Later I worked at an Australian company with my life-partner. The two directors were brothers called Roy and Llyn Evans. Born in Australia, they had gone to a British public school, and had thoroughly British upper class accents and attitudes. All the male staff were addressed by their surnames only: ‘Oh Papard, I have a telex for you!’ This was Mr Roy as we called him. One day he rang the man in the postroom: ‘Ah Twigg, I need my fountain pen filled.’ Peter Twigg was furious, and mixed the ink with blotting paper, tea leaves and all sorts of other things to clog up the director’s expensive fountain pen.
‘That’s the last time he’ll ask me to fill his pen. Who does he think he is? He and his brother were running around the Outback as kids with a load of bloody Abbos with the arse hanging out of the back of their trousers!’

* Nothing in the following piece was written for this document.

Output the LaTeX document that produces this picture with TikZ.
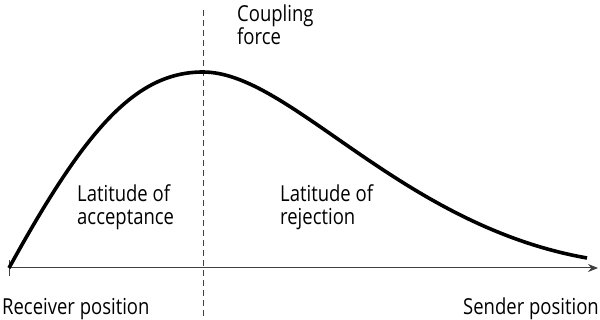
\documentclass[tikz,border=0pt]{standalone}
\usepackage{fontspec}
\setmainfont{Open Sans}[FakeStretch=0.84]
\usepackage{tikz}
\usetikzlibrary{arrows.meta, positioning}

\begin{document}
\begin{tikzpicture}[
    x=1pt, y=-1pt,
    lbl/.style={inner sep=0pt, anchor=base west, align=left, font=\fontsize{22}{23.5}\selectfont},
]
    \useasboundingbox (0, 0) rectangle (600, 320);

    % Axis
    \coordinate (origin) at (9, 268);
    \coordinate (axisend) at (598, 268);
    \draw[{Bar[width=16pt]}-{Stealth[length=10pt, width=8pt]}, black!75, line width=1pt] (origin) -- (axisend);

    % Divider at the peak
    \coordinate (top) at (203, 10);
    \coordinate (bottom) at (203, 320);
    \draw[dash pattern=on 6pt off 4pt, black!75, line width=0.9pt] (top) -- (bottom);

    % Coupling force curve
    \coordinate (peak) at (203, 72);
    \coordinate (tail) at (587, 258);
    \draw[line width=3.6pt] (origin) .. controls (85, 130) and (135, 72) .. (peak)
        .. controls (290, 72) and (400, 225) .. (tail);

    % Labels
    \node[lbl] (coupling) at (237, 45) {Coupling\\force};
    \node[lbl] (accept) at (77, 225) {Latitude of\\acceptance};
    \node[lbl] (reject) at (280, 225) {Latitude of\\rejection};
    \node[lbl] (receiver) at (2, 315) {Receiver position};
    \node[lbl, anchor=base east] (sender) at (599, 315) {Sender position};
\end{tikzpicture}
\end{document}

Reigning supreme over Austral Development was Queen Hilda, who’d been there since the year dot and had the Office Manager twisted round her little finger. She did very little work, though was supposed to be a filing clerk. She sat looking at Argos catalogs much of the time, ordering little luxuries for the ladies’ room (the men had to be content with a basement room full of old junk.) At the annual Ladies’ Christmas Lunch at the Overseas Club nearby, she sat at the head of the table like the Queen of Austral.
She annoyed my life-partner George one day in September, before we’d even gone on our annual holiday to Spain, by giving her silly smile as she looked at the Argos catalog and saying: ‘Time to be thinking about Christmassy things!’ George bloody hated Christmas, and certainly didn’t want to be told about it before we’d even had our Summer holiday. His mother died at Christmas time, so it wasn’t a cause for celebration. Being Scots, he celebrated Hogmanay instead. When the Company Secretary died, Hilda passed me on the stairs, gave her stupid grin and said: ‘Lovely day for a funeral!’
The men were not invited to a Christmas lunch, all we got if we were lucky were rusty and dented cans of Foster’s lager which was then imported by us from Australia and sent out in Xmas packs. One day I saw Peter Twigg bashing crates of this lager on the side of his big wooden bench so they were all dented before he posted them off. ‘This is another lot which will come back rejected. Plenty of lager for us this Christmas, lads!’ he said.
You couldn’t really blame him. He’d had a good job as a shipping manager at a previous firm, been made redundant and because of his age could only get a job in the postroom.
At my last job, Amnesty International, people were relatively normal. I can’t think of any really eccentric characters. Some nice ones, some not so nice, some very bossy. There was one guy who did very little work, and his office was decorated with Xmas decorations all year round. He boasted it was always Christmas in his office, and always had some sherry and mince pies ready for visitors.
There was a temp who came to work in the Telex Room for a week or so soon after I arrived. She was a black girl but had an English accent, so must have either been born here or come here very young. She was looking at a world map around the Caribbean, so I asked her what she was looking for, thinking probably Jamaica, Trinidad or Barbados. ‘I can’t seem to find England,’ she said. Didn’t she wonder why we had such cold winters here? Didn’t they learn geography at school?
Another temp, a man, sat and read the Urgent Actions we were supposed to send out by telex. I asked him what he was doing and said: ‘We haven’t time to read them all, these have to be sent out urgently.’ ‘Oh it’s good here isn’t it?’ he replied. ‘I love reading all about torture.’ Needless to say he wouldn’t have been allowed within a mile of the place as a permanent staff member, he came for a day form an agency to fill in when someone was on holiday.
So these are just a few of the characters I’ve worked with over the years. If I myself am now considered whacky and eccentric, well is it any wonder?